David Apatoff, McLean

While I appreciate that, from time to time, George F. Will has used his conservative voice to push back against Trumpism, Mr. Will’s credulous lionization of Senate Majority Leader Mitch McConnell (R-Ky.) ignored Mr. McConnell’s facilitation of President Trump’s rise. Mr. McConnell’s blockade of the nomination of Judge Merrick Garland to the Supreme Court from even getting a hearing, much less a Senate vote, was unprecedented in U.S. history. Neither then-Vice President Joe Biden nor Sen. Charles E. Schumer (D-N.Y.) was responsible for that. If this precedent has a name at all, it can only be called “the McConnell rule.” Meanwhile, then-President Barack Obama did not pack by enlargement — or in any other way — the U.S. Court of Appeals for the District of Columbia Circuit with judges.

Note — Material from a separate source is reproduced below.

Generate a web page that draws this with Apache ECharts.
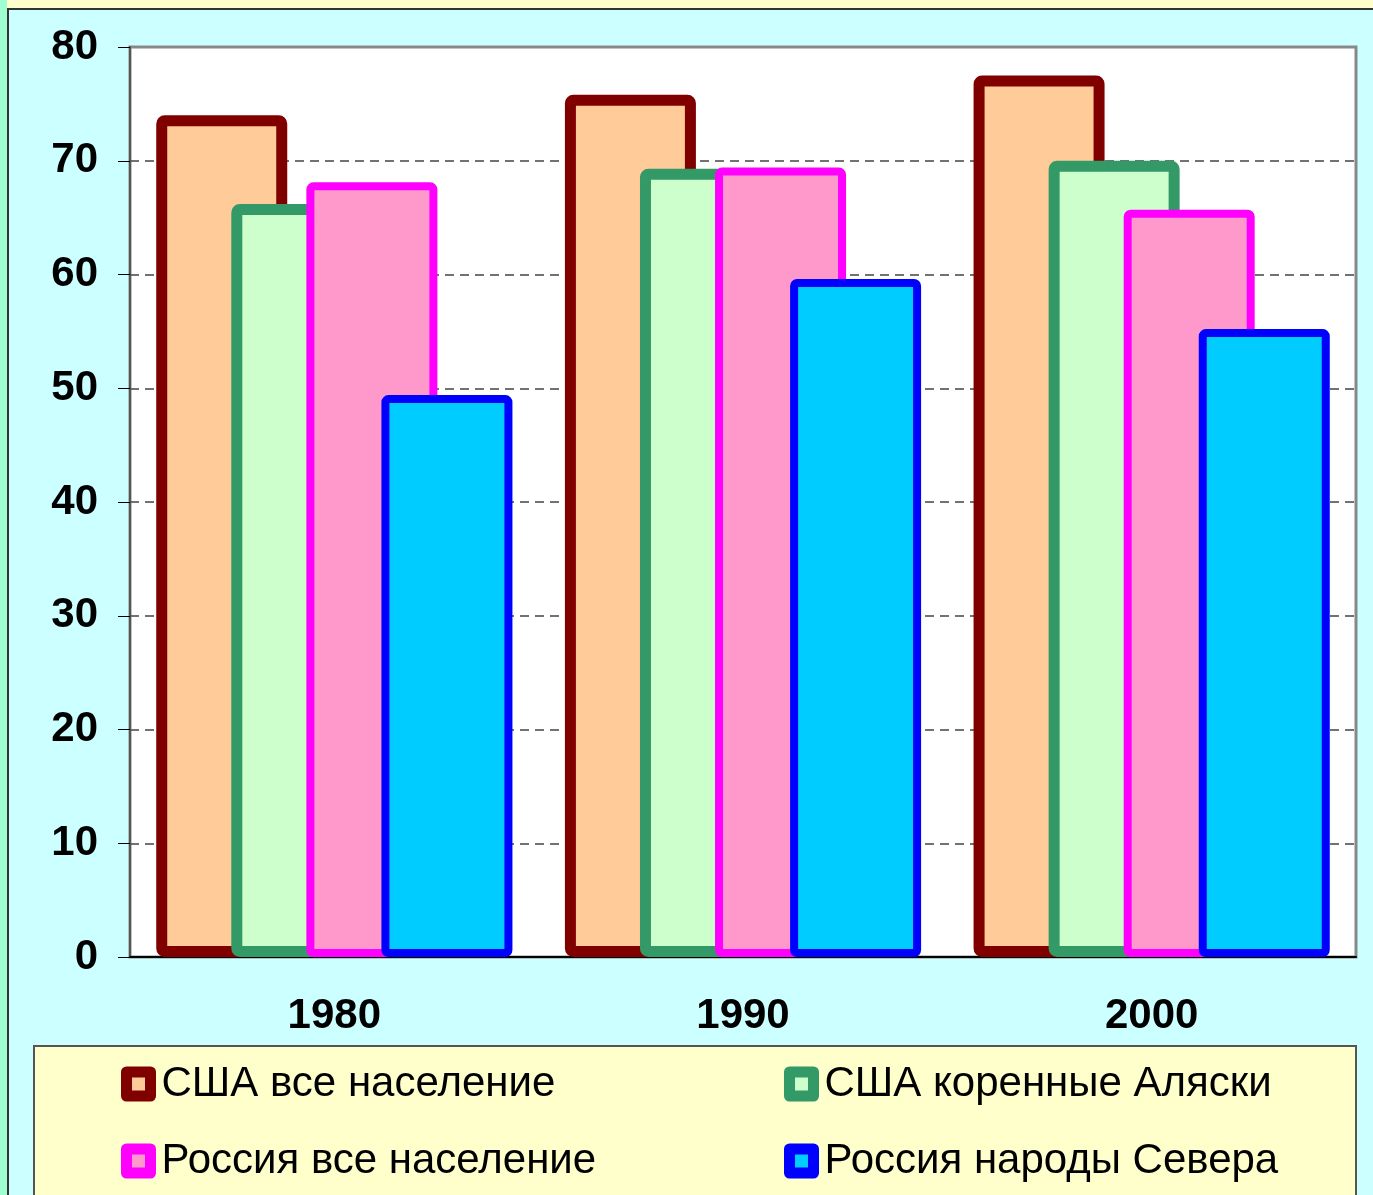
<!DOCTYPE html>
<html>
<head>
<meta charset="utf-8">
<script src="https://cdn.jsdelivr.net/npm/echarts@6/dist/echarts.min.js"></script>
<style>
  html, body { margin: 0; padding: 0; background: #ffffcc; }
  #chart { width: 1373px; height: 1195px; }
</style>
</head>
<body>
<div id="chart"></div>
<script>
// данные
var years = ['1980', '1990', '2000'];
var seriesNames = ['США все население', 'США коренные Аляски', 'Россия все население', 'Россия народы Севера'];
var usaAll = [74.0, 75.8, 77.5];
var usaAlaska = [66.2, 69.3, 70.0];
var rusAll = [68.1, 69.4, 65.7];
var rusNorth = [49.4, 59.6, 55.2];
var yTicks = [0, 10, 20, 30, 40, 50, 60, 70, 80];

var fills = ['#ffcc99', '#ccffcc', '#ff99cc', '#00ccff'];
var borders = ['#800000', '#339966', '#ff00ff', '#0000ff'];
var borderW = [11, 11, 8, 8];
var values = [usaAll, usaAlaska, rusAll, rusNorth];

var myChart = echarts.init(document.getElementById('chart'));

var series = [];
for (var i = 0; i < 4; i++) {
    series.push({
        name: seriesNames[i],
        type: 'bar',
        barWidth: 131,
        barGap: '-42.7%',
        itemStyle: {
            color: fills[i],
            borderColor: borders[i],
            borderWidth: borderW[i],
            borderRadius: 3
        },
        data: values[i]
    });
}

var legendText = {
    fontSize: 42,
    fontFamily: 'Liberation Sans, Arial, sans-serif',
    color: '#000',
    padding: [0, 0, 0, 6]
};

// легенда в две колонки
function makeLegend(left, names) {
    return {
        orient: 'vertical',
        left: left,
        top: 1058,
        itemWidth: 24,
        itemHeight: 24,
        itemGap: 35,
        icon: 'rect',
        itemStyle: { borderWidth: 11, borderJoin: 'round' },
        textStyle: legendText,
        data: names
    };
}

var option = {
    backgroundColor: '#ffffcc',
    animation: false,
    graphic: [
        { type: 'rect', z: -10, shape: { x: 0, y: 0, width: 7, height: 1195 }, style: { fill: '#a0ffd0' } },
        { type: 'rect', z: -9, shape: { x: 8, y: 9, width: 1380, height: 1200 }, style: { fill: '#ccffff', stroke: '#333', lineWidth: 2 } },
        { type: 'rect', z: 1, shape: { x: 34, y: 1046, width: 1322, height: 170 }, style: { fill: '#ffffcc', stroke: '#555', lineWidth: 2 } }
    ],
    grid: {
        left: 130,
        top: 47,
        right: 17,
        bottom: 238,
        show: true,
        backgroundColor: '#fff',
        borderColor: '#888',
        borderWidth: 3
    },
    legend: [
        makeLegend(116, [seriesNames[0], seriesNames[2]]),
        makeLegend(779, [seriesNames[1], seriesNames[3]])
    ],
    xAxis: {
        type: 'category',
        data: years,
        axisLine: { lineStyle: { color: '#000', width: 2 } },
        axisTick: { length: 12, lineStyle: { color: '#444', width: 1 } },
        axisLabel: {
            margin: 38,
            fontSize: 42,
            fontWeight: 'bold',
            fontFamily: 'Liberation Sans, Arial, sans-serif',
            color: '#000'
        }
    },
    yAxis: {
        type: 'value',
        min: yTicks[0],
        max: yTicks[yTicks.length - 1],
        interval: 10,
        axisLine: { show: true, lineStyle: { color: '#555', width: 2 } },
        axisTick: { show: true, length: 12, lineStyle: { color: '#000', width: 1 } },
        axisLabel: {
            margin: 32,
            fontSize: 42,
            fontWeight: 'bold',
            fontFamily: 'Liberation Sans, Arial, sans-serif',
            color: '#000'
        },
        splitLine: {
            showMinLine: false,
            showMaxLine: false,
            lineStyle: { color: '#444', width: 1.5, type: [9, 6] }
        }
    },
    series: series
};

myChart.setOption(option);
</script>
</body>
</html>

He simply appointed qualified nominees to fill then-existing vacancies, nominees that Mr. McConnell obstructed wholesale until Democrats changed the rules to overcome Mr. McConnell’s harmful, purely political scheme. Is Mr. McConnell a canny tactician? No question. Has his tenure as majority leader been a stain on the Senate while helping set America on our current Trumpist path? Absolutely.

Elizabeth Wydra, Washington

The writer is president of the Constitutional Accountability Center.